*DATA SHOWN*
----
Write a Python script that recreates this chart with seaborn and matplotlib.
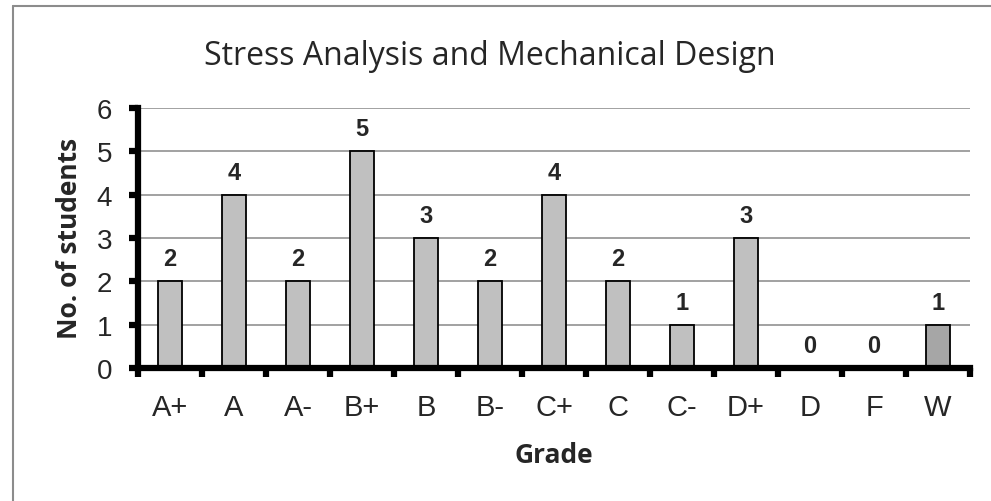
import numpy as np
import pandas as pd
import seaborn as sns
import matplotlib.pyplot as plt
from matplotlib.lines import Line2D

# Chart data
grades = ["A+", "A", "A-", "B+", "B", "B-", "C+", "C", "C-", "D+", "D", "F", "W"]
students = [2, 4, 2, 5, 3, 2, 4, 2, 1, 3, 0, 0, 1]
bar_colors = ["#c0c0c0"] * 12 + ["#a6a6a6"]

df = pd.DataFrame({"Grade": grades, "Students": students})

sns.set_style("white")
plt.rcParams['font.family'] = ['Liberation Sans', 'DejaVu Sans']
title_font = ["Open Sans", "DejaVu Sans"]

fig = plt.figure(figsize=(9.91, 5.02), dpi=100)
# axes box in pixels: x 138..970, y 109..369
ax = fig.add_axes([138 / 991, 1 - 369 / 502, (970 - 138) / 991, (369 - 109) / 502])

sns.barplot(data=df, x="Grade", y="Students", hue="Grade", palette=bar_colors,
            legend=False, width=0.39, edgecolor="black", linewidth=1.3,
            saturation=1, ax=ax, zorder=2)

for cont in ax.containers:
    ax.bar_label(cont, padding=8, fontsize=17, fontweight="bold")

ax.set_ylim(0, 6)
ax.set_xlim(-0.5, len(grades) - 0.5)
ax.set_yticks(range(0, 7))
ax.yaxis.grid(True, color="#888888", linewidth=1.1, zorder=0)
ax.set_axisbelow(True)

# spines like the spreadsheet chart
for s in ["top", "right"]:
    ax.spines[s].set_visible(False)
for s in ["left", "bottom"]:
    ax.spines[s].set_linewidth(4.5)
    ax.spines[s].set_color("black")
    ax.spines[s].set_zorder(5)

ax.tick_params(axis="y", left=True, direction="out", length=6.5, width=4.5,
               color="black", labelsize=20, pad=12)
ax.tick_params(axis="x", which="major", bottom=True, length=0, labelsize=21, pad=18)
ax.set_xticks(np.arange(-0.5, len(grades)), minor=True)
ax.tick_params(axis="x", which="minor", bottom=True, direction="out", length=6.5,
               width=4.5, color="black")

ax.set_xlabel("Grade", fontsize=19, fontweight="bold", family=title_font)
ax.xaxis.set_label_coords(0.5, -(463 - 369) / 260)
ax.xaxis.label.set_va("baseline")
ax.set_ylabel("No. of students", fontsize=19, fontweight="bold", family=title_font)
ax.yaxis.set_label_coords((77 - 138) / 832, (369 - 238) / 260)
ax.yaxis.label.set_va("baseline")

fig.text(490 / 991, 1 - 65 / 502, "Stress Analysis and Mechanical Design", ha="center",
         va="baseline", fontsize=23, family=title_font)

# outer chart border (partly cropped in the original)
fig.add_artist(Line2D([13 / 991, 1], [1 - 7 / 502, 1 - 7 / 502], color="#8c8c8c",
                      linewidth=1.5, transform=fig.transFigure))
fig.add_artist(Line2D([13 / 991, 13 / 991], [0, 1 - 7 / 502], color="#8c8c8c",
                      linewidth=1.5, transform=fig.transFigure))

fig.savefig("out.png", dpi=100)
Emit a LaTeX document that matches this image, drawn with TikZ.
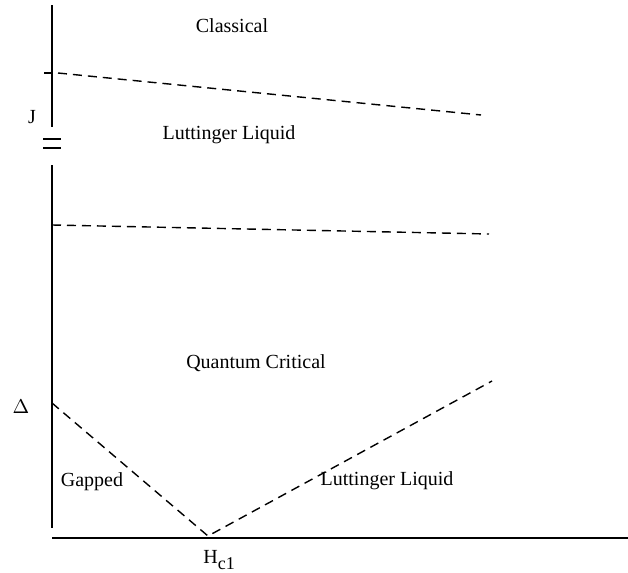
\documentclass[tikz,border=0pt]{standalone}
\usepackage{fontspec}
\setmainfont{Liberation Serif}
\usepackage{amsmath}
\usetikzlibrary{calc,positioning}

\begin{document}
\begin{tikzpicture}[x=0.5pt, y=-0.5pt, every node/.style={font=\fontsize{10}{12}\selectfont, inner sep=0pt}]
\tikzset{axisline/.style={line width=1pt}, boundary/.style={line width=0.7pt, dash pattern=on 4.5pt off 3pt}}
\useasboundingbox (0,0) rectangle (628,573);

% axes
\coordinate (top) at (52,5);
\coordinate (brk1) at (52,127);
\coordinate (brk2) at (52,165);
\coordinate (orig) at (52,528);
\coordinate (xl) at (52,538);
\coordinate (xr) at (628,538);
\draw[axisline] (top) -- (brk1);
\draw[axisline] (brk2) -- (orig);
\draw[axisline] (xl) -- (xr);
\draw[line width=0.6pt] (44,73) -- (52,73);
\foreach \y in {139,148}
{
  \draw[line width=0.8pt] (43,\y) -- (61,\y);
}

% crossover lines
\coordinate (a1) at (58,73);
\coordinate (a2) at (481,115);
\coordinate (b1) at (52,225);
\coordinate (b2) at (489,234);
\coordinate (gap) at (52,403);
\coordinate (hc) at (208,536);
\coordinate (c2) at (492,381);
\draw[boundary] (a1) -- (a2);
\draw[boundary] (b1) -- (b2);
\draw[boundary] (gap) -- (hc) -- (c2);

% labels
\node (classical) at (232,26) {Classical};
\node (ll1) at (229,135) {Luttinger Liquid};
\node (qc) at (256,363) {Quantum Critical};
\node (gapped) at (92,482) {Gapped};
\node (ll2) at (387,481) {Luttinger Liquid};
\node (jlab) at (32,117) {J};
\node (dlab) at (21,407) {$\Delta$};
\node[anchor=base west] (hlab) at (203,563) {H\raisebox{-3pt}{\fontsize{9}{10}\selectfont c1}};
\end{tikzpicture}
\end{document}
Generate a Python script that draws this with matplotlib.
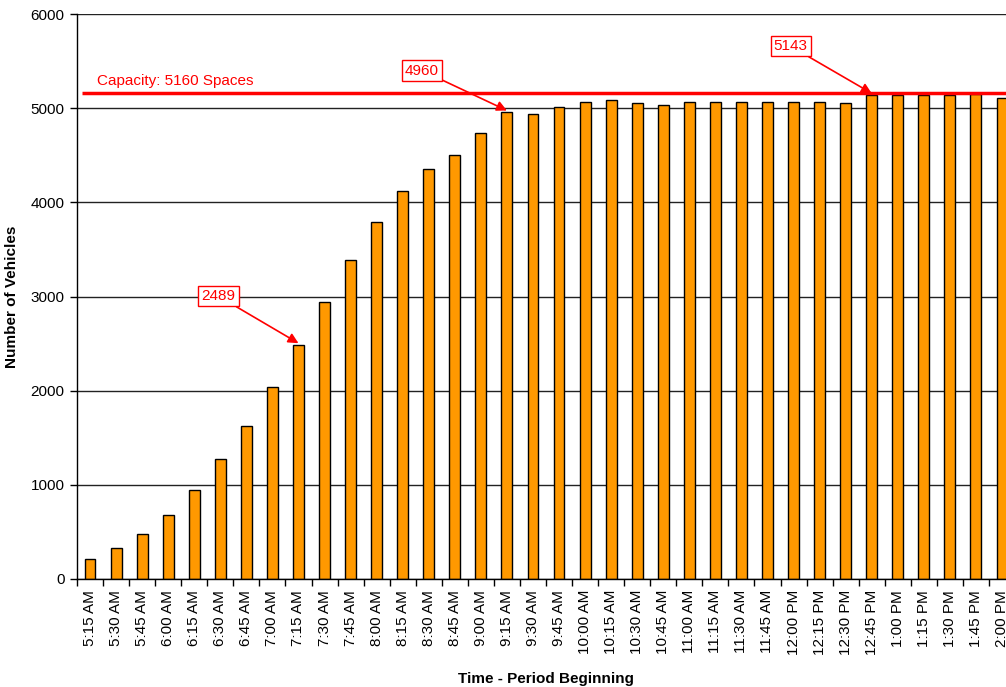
----
*TASK GOAL*
Reproduce the lines above starting at the one with "Emit a LaTeX" and ending at the one with "(gap) -- (hc) -- (c2);", both included, exactly and with no pictures.

*OUTPUT OF THE EXERCISE*
Emit a LaTeX document that matches this image, drawn with TikZ.
\documentclass[tikz,border=0pt]{standalone}
\usepackage{fontspec}
\setmainfont{Liberation Serif}
\usepackage{amsmath}
\usetikzlibrary{calc,positioning}

\begin{document}
\begin{tikzpicture}[x=0.5pt, y=-0.5pt, every node/.style={font=\fontsize{10}{12}\selectfont, inner sep=0pt}]
\tikzset{axisline/.style={line width=1pt}, boundary/.style={line width=0.7pt, dash pattern=on 4.5pt off 3pt}}
\useasboundingbox (0,0) rectangle (628,573);

% axes
\coordinate (top) at (52,5);
\coordinate (brk1) at (52,127);
\coordinate (brk2) at (52,165);
\coordinate (orig) at (52,528);
\coordinate (xl) at (52,538);
\coordinate (xr) at (628,538);
\draw[axisline] (top) -- (brk1);
\draw[axisline] (brk2) -- (orig);
\draw[axisline] (xl) -- (xr);
\draw[line width=0.6pt] (44,73) -- (52,73);
\foreach \y in {139,148}
{
  \draw[line width=0.8pt] (43,\y) -- (61,\y);
}

% crossover lines
\coordinate (a1) at (58,73);
\coordinate (a2) at (481,115);
\coordinate (b1) at (52,225);
\coordinate (b2) at (489,234);
\coordinate (gap) at (52,403);
\coordinate (hc) at (208,536);
\coordinate (c2) at (492,381);
\draw[boundary] (a1) -- (a2);
\draw[boundary] (b1) -- (b2);
\draw[boundary] (gap) -- (hc) -- (c2);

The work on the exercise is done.